Real Red Velvet Cupcakes
- 1-2 cups pureed beets (4-8 medium-large beets)*
- 1/2 cup butter or non-dairy substitute, room temperature (e.g. Earth Balance® Buttery Sticks)
- 1 1/4 cup granulated cane sugar (e.g. Wholesome Sweeteners®)
- 3 eggs
- 2 tsp. gluten-free vanilla extract (e.g. Nielsen-Massey®; Kirkland®)
- 1 1/2 Tbs. apple cider vinegar
- 1-2 cups applesauce (no sugar added)*
- 1 1/4 cup milk, dairy or non-dairy vanilla milk (e.g. So Delicious® cultured Coconut Milk; Earth Balance® Soy Milk)
- 2 cups Jules Gluten Free™ All Purpose Flour
- 3/4 cup unsweetened cocoa (not Dutch Alkali processed)
- 2 tsp. gluten-free baking powder (e.g. Rumford®; Clabber Girl®; Hain®)
- 1 1/2 tsp. baking soda
- 1 tsp. ground cinnamon
*Depending on how many beets you use, you can make up the difference with natural applesauce. For example, boiling only 4 medium-large beets will yield approximately 1 cup of beet puree. Supplement that amount with 1 cup of no sugar added applesauce. If using enough beets to make 2 cups of puree, add no extra applesauce. If you are concerned about there being a beet taste in your cupcakes, use only 1 cup of beet puree and 1 cup of applesauce.
Wash beets and remove greens. Boil until fork-tender, approximately 40 minutes for medium-large size beets. Drain and allow to cool. Peel skins off (they will come off easily once boiled) and puree in a food processor or mash until smooth. Measure puree to equal 2 cups (total beets + applesauce should be 2 cups, so if you have more or less puree, simply make up the difference with applesauce).
Preheat oven to 350 F (static) or 325 F (convection).
Cream butter and sugar until light. Add eggs, vanilla, cider vinegar, applesauce and cooled beet puree. Whisk together dry ingredients, then add to wet mixture, slowly pouring milk in, while mixing. Beat an additional 3 minutes.
Spoon batter into lined or oiled muffin tins, filling 3/4 full. Bake for 25-30 minutes, or until cake tester or skewer inserted into the center comes out nearly clean.

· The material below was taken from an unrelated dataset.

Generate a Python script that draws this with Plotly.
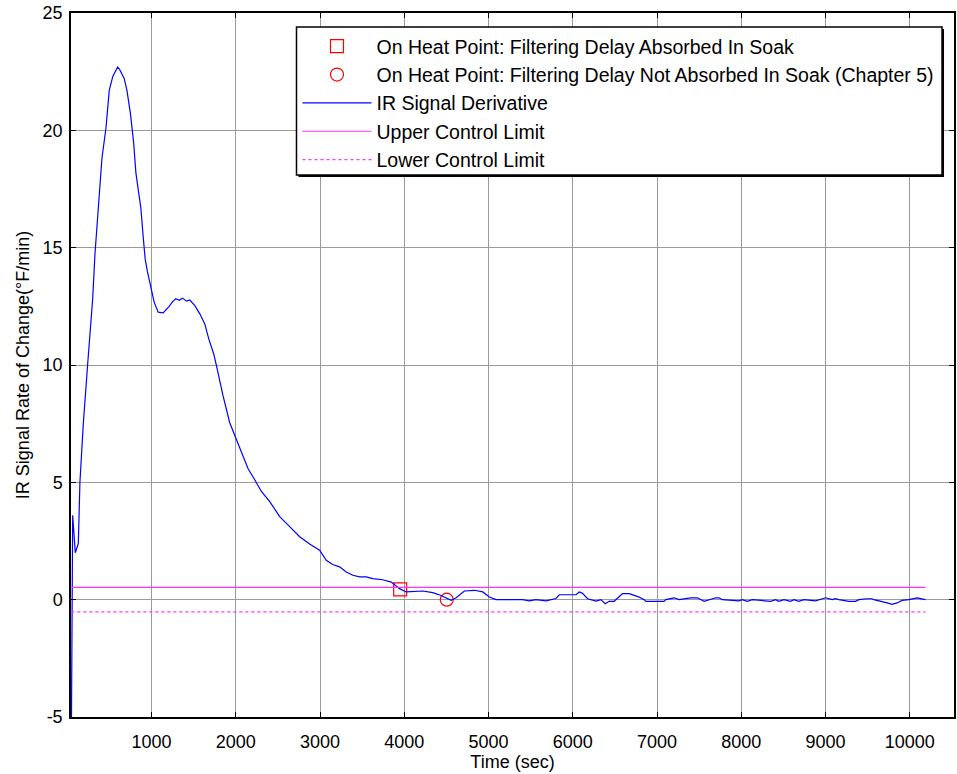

Makes approximately 24 cupcakes.
Cream Cheese Frosting
- 1 cup butter, shortening or non-dairy alternative (e.g. Earth Balance® Buttery Sticks)
- 2- 8oz containers cream cheese, dairy or non-dairy (e.g. Follow Your Heart® soy cream cheese)
- 3 cups confectioners’ or powdered sugar**
- 2 tsp. gluten-free vanilla extract (omit if you want bright white frosting)
- 1 1/2 tsp. lemon rind (optional)
**If you run out of powdered sugar mid-recipe like I did, never fear! Make your own powdered sugar by blending 1 cup granulated sugar + 1 tablespoon cornstarch in a blender until light. Easy fix!
Bring cream cheese and butter to room temperature, then cream together with remaining ingredients. If the frosting is not stiff enough, add more powdered sugar until the proper consistency is achieved.
(For extra fun, use the water from boiling the beets for tie-dye! A couple of pointers: use natural fabrics like wool or silk for best results, since fabrics like cotton will resist the dye and the colors will fade quickly; to help set the color, use a mordant. While the beet juice is a brilliant purple-red color, it will set in the fabric with a lighter brown hue and will not last without mordant).